Students return back to school tomorrow, so as I am doing some lesson planning, I figure that this would be a good time to list my CI goals for this upcoming school year. 

This year's list is much shorter than last year's list. I still plan on implementing what I learned last year, but I feel like this year, I can focus on specifics, instead of on general CI topics. All of these goals are a result from attending NTPRS a few weeks ago.
  1. Associate vocabulary with gestures and get in TONS of repetitions using those gestures - Last year, I began to use gestures/TPR to teach vocabulary, but I did not focus on it. At NTPRS this summer, in learning both Japanese with Betsy Paskvan, and Romanian with Alina Filipescu, they both taught vocabulary with gestures, and from a student perspective, I can say that it truly helped! Due to the massive amount of repetitions using those gestures, it soon became muscle memory, and the gestures actually helped trigger vocabulary acquisition.  
  2. Use student actors when telling a story - Using student actors has always been hit or miss with me on account of student chemistry being a variable in my classes. Last year, in the majority of my classes I had a number of "sparklers" who loved attention, while I had one class where the majority of students were introverts who hated getting up in front of the class to act out a story. However, incorporating actors allows for another layer of comprehensibility for students. At NTPRS this summer, in the War and Peace Room, when observing folks teach 5 minutes of a language which I did not know, if they used actors in telling a story, my engagement level rose. I want the same to occur in my classroom.
  3. Incorporate more Movie Talk in my classes - I have done Movie Talk probably twice in my CI/TPRS career, with the reason being that it just takes SO MUCH prep ahead of time. The times, however, when I did do it, the students really enjoyed it. At NTPRS this summer, in Alina Filipescu's session, she demonstrated a Movie Talk in Romanian, and it was phenomenal! Since I feel like I have a good CI/TPRS foundation now, I want to focus on Movie Talk. 

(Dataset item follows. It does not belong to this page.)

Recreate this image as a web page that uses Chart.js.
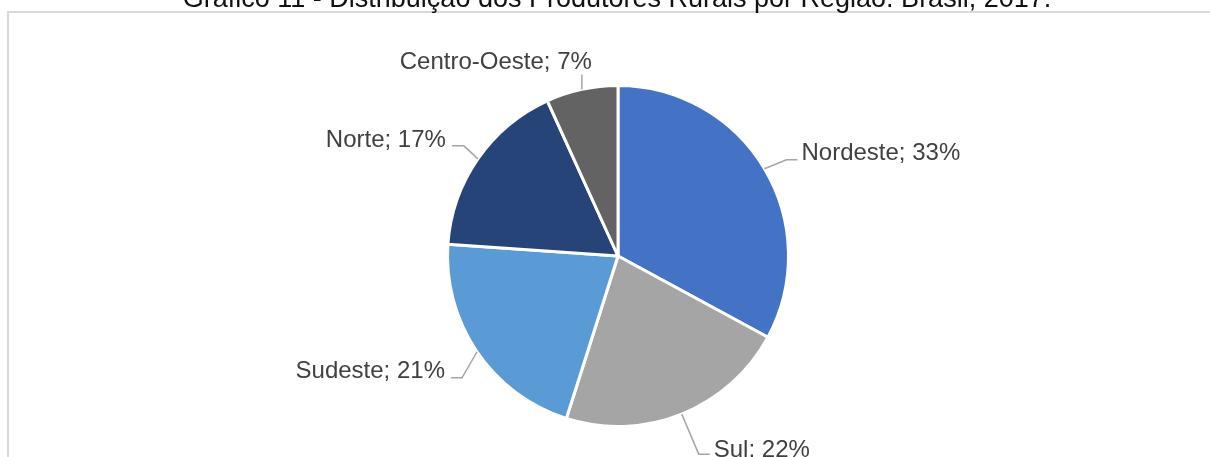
<!DOCTYPE html>
<html lang="pt-BR">
<head>
<meta charset="utf-8">
<title>Produtores Rurais por Região</title>
<script src="https://cdn.jsdelivr.net/npm/chart.js@4.4.1/dist/chart.umd.min.js"></script>
<style>
    html, body { margin: 0; padding: 0; background: #fff; }
    #wrap { position: relative; width: 1210px; height: 457px; }
</style>
</head>
<body>
<div id="wrap"><canvas id="pie-chart"></canvas></div>
<script>
// Data (share of rural producers, %)
const title = 'Gráfico 11 - Distribuição dos Produtores Rurais por Região. Brasil, 2017.';
const regions = ['Nordeste', 'Sul', 'Sudeste', 'Norte', 'Centro-Oeste'];
const shares = [32.9, 22.0, 21.2, 17.1, 6.8];
const sliceColors = ['#4472C4', '#A5A5A5', '#5B9BD5', '#264478', '#636363'];

// Leader line layout per slice: elbow offset from the arc edge, tail length, text side/offset
const leaders = [
    { elbow: [22, -9], tail: 11, align: 'left', text: [4, 0] },
    { elbow: [17, 40], tail: 11, align: 'left', text: [4, 3] },
    { elbow: [-15, 26], tail: -11, align: 'right', text: [-6, 0] },
    { elbow: [-14, -13], tail: -12, align: 'right', text: [-6, 1] },
    { elbow: [0, -15], tail: 0, align: 'right', text: [10, -5] }
];

const FONT = "'Liberation Sans', Arial, sans-serif";

const frameAndTitle = {
    id: 'frameAndTitle',
    beforeDraw(chart) {
        const ctx = chart.ctx;
        ctx.save();
        ctx.strokeStyle = '#D9D9D9';
        ctx.lineWidth = 2;
        ctx.beginPath();
        ctx.moveTo(8, chart.height);
        ctx.lineTo(8, 12);
        ctx.lineTo(chart.width, 12);
        ctx.stroke();

        ctx.fillStyle = '#111111';
        ctx.font = `27px ${FONT}`;
        ctx.textAlign = 'center';
        ctx.textBaseline = 'alphabetic';
        ctx.fillText(title, 617, 7);
        ctx.restore();
    }
};

const leaderLabels = {
    id: 'leaderLabels',
    afterDatasetsDraw(chart) {
        const ctx = chart.ctx;
        const meta = chart.getDatasetMeta(0);
        ctx.save();
        ctx.font = `24px ${FONT}`;
        ctx.textBaseline = 'alphabetic';
        meta.data.forEach((arc, i) => {
            const p = arc.getProps(['x', 'y', 'startAngle', 'endAngle', 'outerRadius'], true);
            const mid = (p.startAngle + p.endAngle) / 2;
            const sx = p.x + Math.cos(mid) * p.outerRadius;
            const sy = p.y + Math.sin(mid) * p.outerRadius;
            const cfg = leaders[i];
            const ex = sx + cfg.elbow[0];
            const ey = sy + cfg.elbow[1];
            const tx = ex + cfg.tail;

            ctx.strokeStyle = '#A6A6A6';
            ctx.lineWidth = 1.5;
            ctx.beginPath();
            ctx.moveTo(sx, sy);
            ctx.lineTo(ex, ey);
            ctx.lineTo(tx, ey);
            ctx.stroke();

            ctx.fillStyle = '#404040';
            ctx.textAlign = cfg.align;
            const label = `${regions[i]}; ${Math.round(chart.data.datasets[0].data[i])}%`;
            ctx.fillText(label, tx + cfg.text[0], ey + cfg.text[1]);
        });
        ctx.restore();
    }
};

document.addEventListener('DOMContentLoaded', () => {
    const ctx = document.getElementById('pie-chart').getContext('2d');
    window.pieChart = new Chart(ctx, {
        type: 'pie',
        data: {
            labels: regions,
            datasets: [{
                data: shares,
                backgroundColor: sliceColors,
                borderColor: '#FFFFFF',
                borderWidth: 3
            }]
        },
        options: {
            responsive: true,
            maintainAspectRatio: false,
            animation: false,
            layout: {
                padding: { left: 446, right: 420, top: 84, bottom: 29 }
            },
            plugins: {
                legend: { display: false },
                tooltip: { enabled: false },
                title: { display: false }
            }
        },
        plugins: [frameAndTitle, leaderLabels]
    });
});
</script>
</body>
</html>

  4. Ask HOT questions - HOT stands for "Higher Order Thinking," and I learned this in my session with Carol Gaab at NTPRS. She demonstrated how to vary up circling (because as she says "Circling can get REALLY old, REALLY fast for students") by asking higher level questions, even when vocabulary is limited. I was amazed how many different types of questions one could ask about a simple passage which did not rely on comprehension questions and how engaged I was.
  5. Be mindful of student engagement when planning - To quote my fellow Latin CI/TPRS comrade Justin Slocum Bailey, "Will what I am doing hold students' attention for ten minutes? or more likely, for two minutes?" We know that "the brain craves novelty," so I need to be aware of that when I lesson plan.
  6. Continue to demonstrate that Latin is a true, living language in today's world and not one stuck in the 1st century - Good lord, I cannot begin to tell you the level of shock and of sadness which I felt at NTPRS trying to explain to CI/TPRS folks that Latin is like any other language which deserves to be seated at the table with every other language and not delegated to the "novelty" table. 
  7. Continue to teach fearlessly This phrase "Teach Fearlessly" by Jason Fritze is taped on my classroom desk. For some reason, during this past of week of preplanning, I have felt so empowered to take a stand vocally against departmental policies which i view as counterproductive or obstructional to student language acquisition. I also no longer care if I am viewed as "that CI guy" in my department and quite honestly, I embrace that title. Based on the results which I am seeing from ALL types of students in my classes, why should I be afraid, apologetic or ashamed of what administrators, parents and other teachers in my department have to say?